A trawl through the inbox reveals new music from Cosmo Sheldrake, The Jigsaw Jam, Jim Carter and Imelda Staunton as well as new from Open House Festival.

Over at Folk & Tumble Towers we all lead busy lives. We’ve been building websites, DJing, writing, travelling, changing jobs, watching endless hours of Scandinavian TV and sitting around wishing that Folk & Tumble Towers was a real place.

Of course while we’re living that sort of highlife, the music just keeps coming so here’s a quick look at some of what has almost passed us by in the last few weeks.

Way back in March we missed this delightful little video from Dublin five-piece The Jigsaw Jam. We know you’re all a cynical bunch but if this doesn’t raise even a little bit of a smile well then your insides are dead as David Moyes’ football managerial career.
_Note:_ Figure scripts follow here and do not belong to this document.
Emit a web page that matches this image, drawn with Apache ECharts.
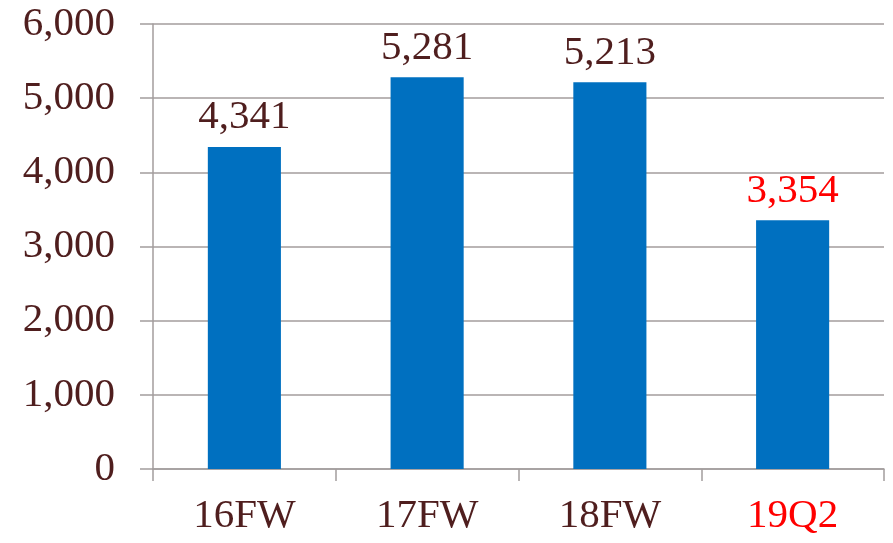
<!DOCTYPE html>
<html>
<head>
<meta charset="utf-8">
<script src="https://cdn.jsdelivr.net/npm/echarts@6/dist/echarts.min.js"></script>
<style>
html,body{margin:0;padding:0;background:#fff;}
#chart{width:893px;height:543px;}
</style>
</head>
<body>
<div id="chart"></div>
<script>
// categories and values
var categories = ['16FW', '17FW', '18FW', '19Q2'];
var values = [4341, 5281, 5213, 3354];
var yTicks = [0, 1000, 2000, 3000, 4000, 5000, 6000];

var textColor = '#4f1e1e';
var gridColor = '#a39d9d';
var red = '#ff0000';
var font = '"Liberation Serif", "Times New Roman", serif';

// last category is highlighted in red
function isLast(i) { return i === categories.length - 1; }

var myChart = echarts.init(document.getElementById('chart'));
myChart.setOption({
  animation: false,
  grid: { left: 153, right: 9, top: 24, bottom: 74 },
  xAxis: {
    type: 'category',
    data: categories.map(function (c, i) {
      return isLast(i) ? { value: c, textStyle: { color: red } } : c;
    }),
    axisLine: { lineStyle: { color: gridColor, width: 1.5 } },
    axisTick: { show: true, length: 12, lineStyle: { color: gridColor, width: 1.5 } },
    axisLabel: { color: textColor, fontFamily: font, fontSize: 41, margin: 27 }
  },
  yAxis: {
    type: 'value',
    min: yTicks[0],
    max: yTicks[yTicks.length - 1],
    interval: 1000,
    axisLine: { show: true, lineStyle: { color: gridColor, width: 1.5 } },
    axisTick: { show: true, length: 13, lineStyle: { color: gridColor, width: 1.5 } },
    splitLine: { lineStyle: { color: gridColor, width: 1.5 } },
    axisLabel: {
      color: textColor, fontFamily: font, fontSize: 41, margin: 38,
      formatter: function (v) { return v.toLocaleString('en-US'); }
    }
  },
  series: [{
    type: 'bar',
    barWidth: '40%',
    data: values.map(function (v, i) {
      return {
        value: v,
        label: { color: isLast(i) ? red : textColor }
      };
    }),
    itemStyle: { color: '#0070c0' },
    label: {
      show: true,
      position: 'top',
      distance: 9,
      fontFamily: font,
      fontSize: 41,
      formatter: function (p) { return p.value.toLocaleString('en-US'); }
    }
  }]
});
</script>
</body>
</html>
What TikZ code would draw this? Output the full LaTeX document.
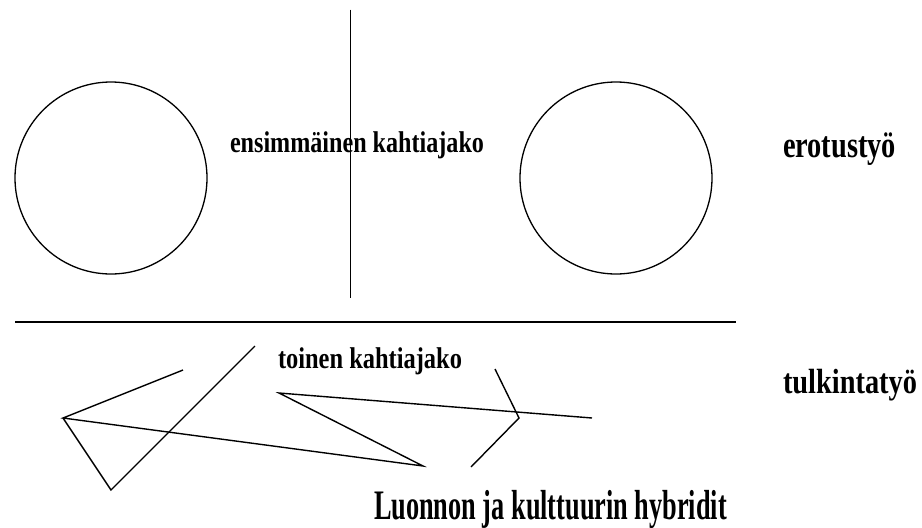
\documentclass[tikz,border=0pt]{standalone}
\usepackage{fontspec}
\setmainfont{Liberation Serif}
\newcommand{\fitw}[3]{\resizebox{#1pt}{\height}{\fontsize{#2}{#2}\selectfont\bfseries #3}}
\begin{document}
\begin{tikzpicture}[x=1pt,y=-1pt,
  stroke/.style={line width=1.4pt, black},
  lbl/.style={anchor=base west, inner sep=0pt, outer sep=0pt}]
\useasboundingbox (0,0) rectangle (922,528);
% upper half
\draw[stroke, line width=1.3pt] (111,178) circle (96);
\draw[stroke, line width=1.3pt] (616,178) circle (96);
\coordinate (vt) at (350.5,9.5);
\coordinate (vb) at (350.5,298);
\draw[stroke, line width=1.3pt] (vt) -- (vb);
\node[lbl] (t1) at (230,152) {\fitw{254}{30}{ensimmäinen kahtiajako}};
\node[lbl] (t2) at (783,157) {\fitw{113}{37}{erotustyö}};
% separator
\coordinate (hl) at (15,321.5);
\coordinate (hr) at (736,321.5);
\draw[stroke, line width=2pt] (hl) -- (hr);
% lower half
\node[lbl] (t3) at (278,368) {\fitw{184}{30}{toinen kahtiajako}};
\node[lbl] (t4) at (783,393) {\fitw{134}{35}{tulkintatyö}};
\node[lbl] (t5) at (374,519) {\fitw{353}{42}{Luonnon ja kulttuurin hybridit}};
\coordinate (a1) at (183,370);
\coordinate (a2) at (63,418);
\coordinate (a3) at (111,490);
\coordinate (a4) at (255,346);
\coordinate (b1) at (423,466);
\coordinate (b2) at (279,393);
\coordinate (b3) at (592,418);
\coordinate (c1) at (495,369);
\coordinate (c2) at (519,418);
\coordinate (c3) at (471,467);
\draw[stroke, line join=miter] (a1) -- (a2) -- (b1) -- (b2) -- (b3);
\draw[stroke] (a2) -- (a3) -- (a4);
\draw[stroke] (c1) -- (c2) -- (c3);
\end{tikzpicture}
\end{document}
Midlake announced a return to Northern Ireland’s fair shores for June with an appearance at Open House Festival. On the same festival bill you’ll get The Waterboys, Reverend Peyton’s Big Damn Band and a whole lot more. Oh, and because those Open House guys and girls are much too kind to us they’ve announced a secondary festival lineup in Bangor featuring the likes of Foy Vance and Steve Earle.
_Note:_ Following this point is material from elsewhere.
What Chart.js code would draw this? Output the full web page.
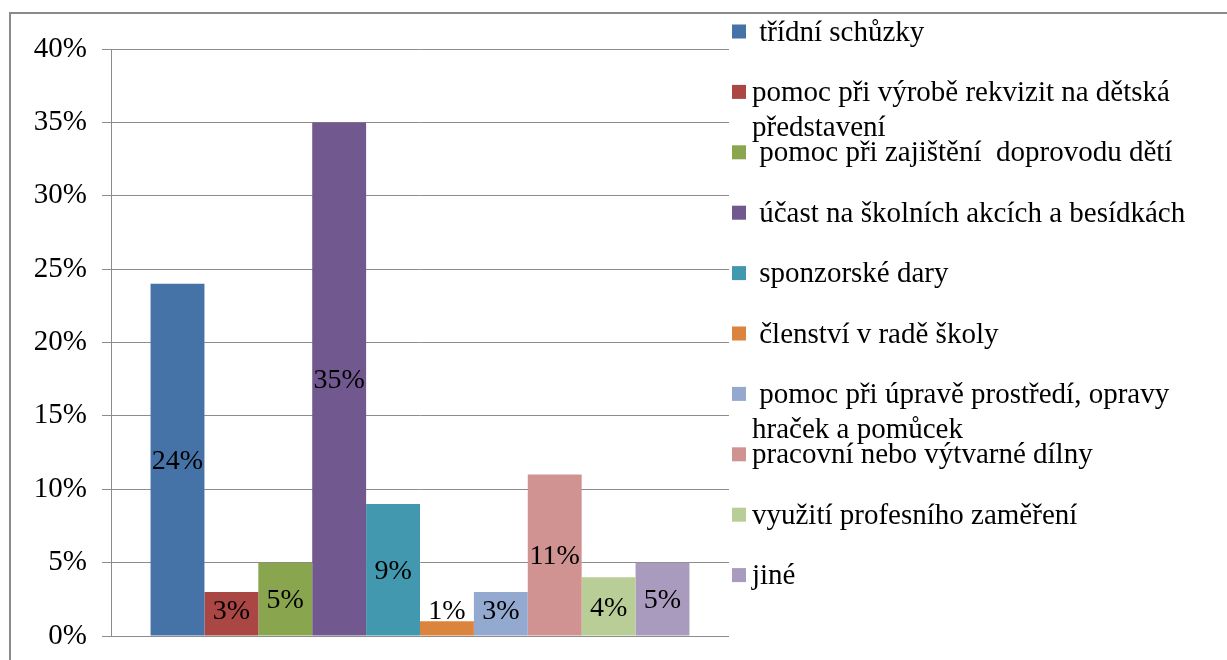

This is probably one of the most quintessentially ‘English’ videos we’ve ever seen with all that knitwear and foppish hair in the middle of a Buckinghamshire model village. Cosmo Sheldrake is a fairly cool customer, dropping this fairytale-esque tune over some lo-fi beats and blips. If no one has as yet combined folk and hip hop into some sort of flip flop then you may well be witnessing it before your very eyes. This is all very silly by Sheldrake’s own admission drawing heavily on the words and characters of Lewis Carroll amongst others but no one ever said a good song had to be serious all the time.
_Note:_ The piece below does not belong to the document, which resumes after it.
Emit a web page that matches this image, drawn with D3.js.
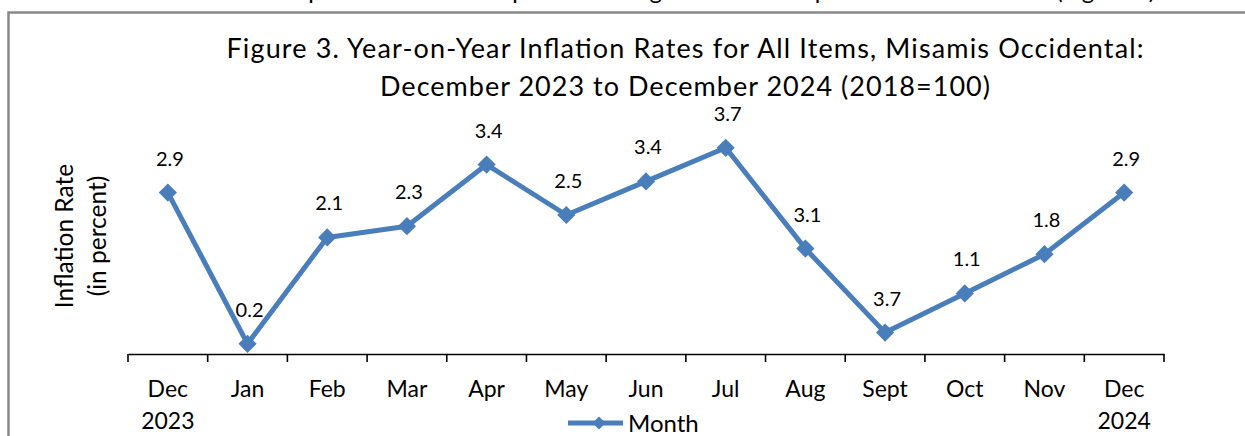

And from the ridiculous to the sublime. The eclectic range of music we get sent at Folk & Tumble has probably never been more evident than in comparing the last two releases. ‘Centenary: Words and Music of the Great War’ is a reflective, thought provoking memoriam to mark 100 years since the outbreak of the First World War. Music by west-country folk outfit Show of Hands and poetry read by two of England’s finest actors Jim Carter and wife Imelda Staunton. Expert accompaniment beautifully played, two of my favourite poems and a reminder, if we needed one, of the horrors of war. Memorable stuff all round.